Something to Carry.  For any personality type or distance apart, it is a good idea to have an object with you that belongs to or reminds you of the other person.  This helps you in times of loneliness.  Pictures of both of you doing a favorite activity or from right before the separation are nice.  Letters are nice.  A special keepsake is appropriate.  A favorite something or other that you don't mind giving up for the other person to carry with them until they come back is perfect.  Make sure it goes in the carry on in case the airline loses your luggage.

Light at the End of the Tunnel.  Nobody likes uncertainty in a committed relationship.  Try to establish a next time that you will actually be together in person.  Even if it's really far away, it helps emotionally to at least know when that time will be.  Wandering through life without a goal is not very motivating and wandering through a relationship in such a way can be similarly disappointing.

Arguments.  It is more important than ever to play fair when you argue at a distance.  If you have a problem with your temper, it will really backfire when you know that you cannot contact that person again unless they feel like answering.  Choose your words carefully.  Now is a good time to learn to apologize if it is difficult for you.  Also, make sure you are actually getting through whatever issue it is or it's not worth arguing over.  You can no longer cover up conflicts half way through with "make up sex".  If you use conflict as a way to control the other person or to get make up sex, it will all backfire at a distance.  Think about it thoroughly before you get mad and start saying anything that doesn't need to be said.

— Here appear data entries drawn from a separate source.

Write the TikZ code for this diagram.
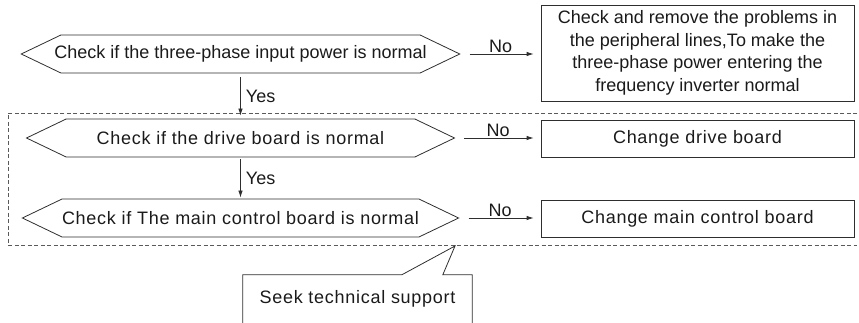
\documentclass[tikz,border=0pt]{standalone}
\usepackage{fontspec}
\setmainfont{Liberation Sans}
\usetikzlibrary{arrows.meta,positioning,calc,shapes.symbols}
\definecolor{linegray}{HTML}{2E2E2E}
\definecolor{dashgray}{HTML}{5A5A5A}
\definecolor{inktext}{HTML}{1A1A1A}

\begin{document}
\begin{tikzpicture}[x=1pt,y=-1pt,>={Latex[length=7pt,width=4.5pt]},
 chk/.style={draw=linegray,line width=0.8pt,shape=signal,signal to=west and east,
   signal pointer angle=51.2,minimum width=428pt,minimum height=38pt,inner sep=0pt,
   text=inktext,font=\fontsize{18pt}{22pt}\selectfont},
 wide/.style={font=\fontsize{18pt}{22pt}\selectfont\addfontfeature{LetterSpace=4}},
 act/.style={draw=linegray,line width=0.8pt,minimum width=313pt,align=center,inner sep=0pt,
   text=inktext,font=\fontsize{18pt}{22.5pt}\selectfont},
 lbl/.style={text=inktext,inner sep=2pt,font=\fontsize{18pt}{22pt}\selectfont},
 link/.style={->,draw=linegray,line width=0.8pt}]
\useasboundingbox (0,0) rectangle (859,323);
% checks on the left
\node[chk,inner xsep=-6.5pt] (power) at (240.5,54) {Check if the three-phase input power is normal};
\node[chk,wide] (drive) at (240.5,138) {Check if the drive board is normal};
\node[chk,wide] (ctrl) at (240.5,218) {Check if The main control board is normal};
% actions on the right
\node[act,minimum height=96pt] (fixlines) at (697.5,53)
 {Check and remove the problems in\\the peripheral lines,To make the\\three-phase power entering the\\frequency inverter normal};
\node[act,wide,minimum height=37pt] (newdrive) at (697.5,138.5) {Change drive board};
\node[act,wide,minimum height=37pt] (newctrl) at (697.5,218.5) {Change main control board};
% support callout
\node[lbl,wide,minimum width=229pt,minimum height=48pt] (help) at (357.5,299) {Seek technical support};
\coordinate (tip) at (455,246);
% frame round the board checks
\draw[dashgray,line width=0.7pt,dash pattern=on 4pt off 2.5pt] (857,113) -| (8,245) -- (857,245);
\draw[linegray,line width=0.8pt] (help.south west) |- ($(help.north west)+(159,0)$) -- (tip)
 -- ($(help.north west)+(200,0)$) -| (help.south east);
% connectors
\draw[link,shorten <=9pt,shorten >=7pt] (power.east) -- (power.east -| fixlines.west)
 node[lbl,midway,above=-1pt] {No};
\draw[link,shorten <=9pt,shorten >=7pt] (drive.east) -- (drive.east -| newdrive.west)
 node[lbl,midway,above=-1pt] {No};
\draw[link,shorten <=9pt,shorten >=7pt] (ctrl.east) -- (ctrl.east -| newctrl.west)
 node[lbl,midway,above=-1pt] {No};
\draw[link,shorten <=4pt,shorten >=3pt] (power.south) -- (drive.north)
 node[lbl,midway,right=3pt] {Yes};
\draw[link,shorten <=2pt,shorten >=1pt] (drive.south) -- (ctrl.north)
 node[lbl,midway,right=3pt] {Yes};
\end{tikzpicture}
\end{document}
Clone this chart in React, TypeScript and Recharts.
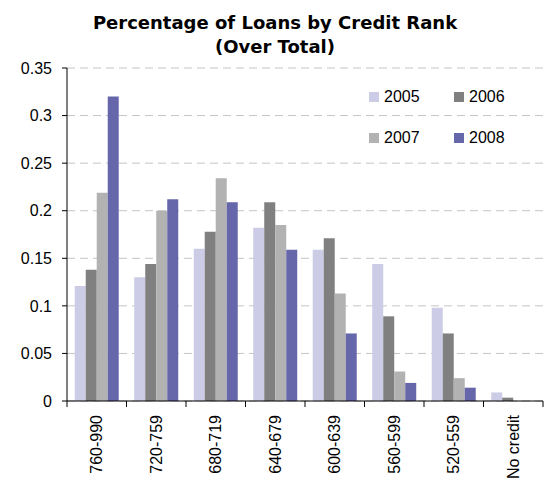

Physical Contact.  If your relationship is largely based on physical presense and contact, you are unlikely to be successful in a long distance relationship.  This sounds obvious but many people don't think about it.

Ability to Care for Oneself.  This is necessary.  Not only do you need to be able to care for yourself, but you need to trust your partner to care for themself as well.  If you have a need to baby that person and take care of them and worry about them, etc., you are going to need to let that go.  You may struggle with the idea of not being needed, but hopefully you will come to understand that your partner is with you because they love you, not because they need you.  You will probably also gain a new respect for that person as you see them coping with life on their own.

It is important to mention that long distance relationships are simply not for everyone.  You must be very honest with yourself and your partner about how you really feel.  If you are already having problems in your relationship, being long distance is probably going to bring those things out.  Aside from that, I say good luck.

My husband and I have been long distance three times now since we were engaged.  The first time was really difficult because I wasn't quite sure how things would be when we saw eachother again.  The first time we reunited, all of my uncertainties were calmed.  What was most important to me was that he was faithful and that we still had our spark.  I had been with multiple cheaters before, so I could easily feel the difference.  I could feel in his presence when we met at the airport that everything had gone well and that everything would be okay.  Armed with that knowledge, being apart has gotten much easier.  I no longer worry like I did the first time because I know that everything will be fine when we're together again.  It may not be too pleasant, but it's not too painful either.  We also allow eachother to change independently and apreciate those little changes in lifestyle and maturity (within reasonable boundaries).  That mutual respect and allowance for freedom helps us enjoy our time apart as well as our time together.  Point being, if you are planning to be apart on a somewhat regular basis, be aware that the first time is the most difficult and that it will get easier.

Awsomesome Tip of the Day:  Don't panic.


  1. My bf and I are long distance- it truly does get easier the longer it goes. When we first started dating we were seeing each other every other weekend. Now we usually go 5 weeks without seeing each other. Which I do think is too long, but circumstances restrict us to that.